Citigroup Global Markets Inc., J.P. Morgan Securities Inc. and Merrill Lynch, Pierce, Fenner & Smith Inc. were bookrunners.

The issue was not surprising, but its size was, a market source said.

"They took a big chunk out of the market," he said.

Toyota Motor Credit Corp. priced $250 million of one-year floaters Monday at par to yield one-month Libor plus 5 bps.

Citigroup was bookrunner.

More deals expected

"It should be a fun-filled week," a source said.

He said new issues would be weighted toward the second half of the week, on Wednesday and Thursday.

"There will be a lot of mid-size trades late in the week," the source said. "The buy-side is willing to put their money to work."

The source said he was not planning on running books on any trades Tuesday, but it didn't mean others wouldn't be.

"I think the thing is, no one wants to be the first to go, and everyone's waiting to see where others price," he said.

Another source disagreed and said there would be issues Tuesday.

"There should be a fair amount coming out tomorrow and the rest of the week for that matter," the source said. "I think we'll see a continuation of today, if not more."

Starbucks tighter

The news that the recently underperforming Starbucks had fired its chief executive, Jim Donald, and had brought chairman Howard Schultz back to the CEO post he held from 1987 to 2000, as part of a major restructuring initiative, pushed the company stock up in after-hours trading and proved to be the bondholders' cup of tea as well. Its 6.25% notes due 2017 tightened to about 155 bps over from around 172 bps at the close on Friday, although Monday's trading was light, given the relatively late hour at which the news broke.

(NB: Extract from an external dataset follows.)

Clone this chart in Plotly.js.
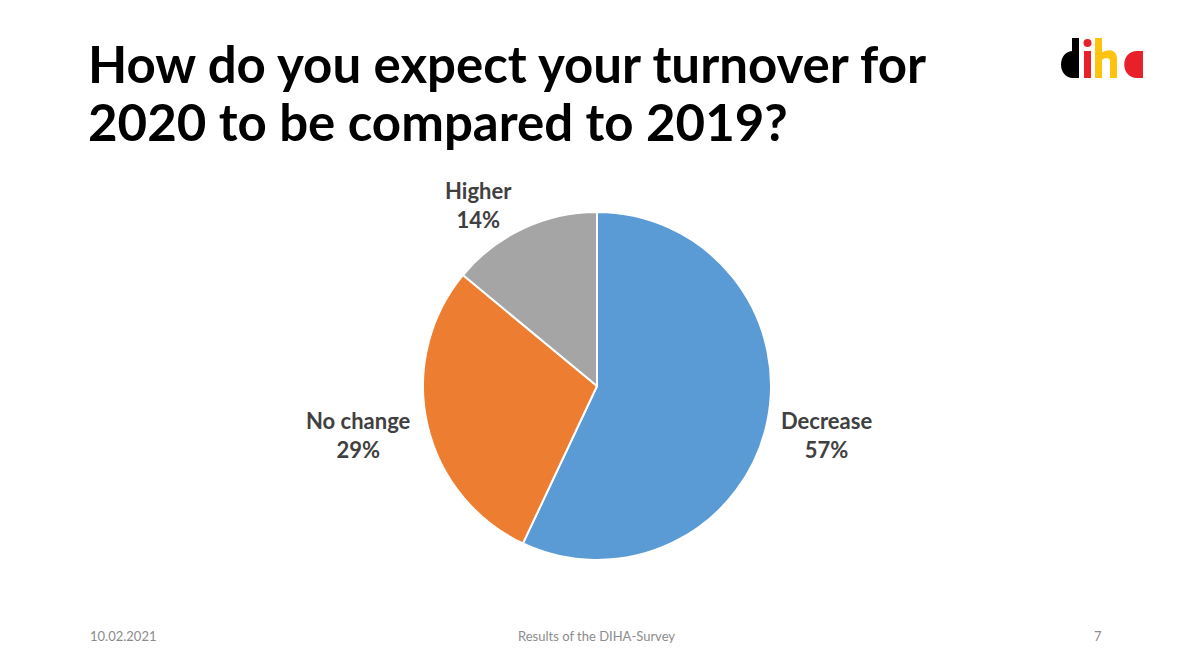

Also on the upside was Plano, Tex.-based department store operator JC Penney's 5.75% notes due 2018, which were seen by a market source to have tightened about 10 bps to the 275 bps level. Another gainer was Kraft's 6.125% notes due 2018.

Goldman 6.75s off

On the downside, one of the big losers on the day was Goldman Sachs' 6.75% notes due 2037, which in the past week had tightened solidly -a source saw its spread over Treasuries decline to around 217 bps on Friday, the equivalent of a 4 point rise in its dollar price, from 98 at mid-week to about 102. But on Monday, the profit-takers moved in, as the spread ballooned up to the 270 bps level, equivalent to a dollar-price fall of nearly 6 points on the session.

Also seen in retreat Monday were IBM's 5.05% notes due 2012, which widened out around 15 bps to the 125 bps level. Meanwhile, Comcast's 6.95% bonds due 2037 were out about the same amount, to the 215 bps level.

Financial CDS wider

A trader saw bank and brokerage credit-default swaps widen out, in line with generally easier financial names. He said that while the major brokerage names were about 4 bps to 8 bps wider generally, Bear Stearns zoomed out about 22 bps to a level of 210 bps bid, 220 bps offered. Among the banks, he said, debt-protection costs were generally out 2 bps to 4 bps. But Washington Mutual's CDS costs were 20 bps wider at 465 bps bid, 485 bps offered.

He said, with no small irony, that Bear and WaMu "were the day's two stars."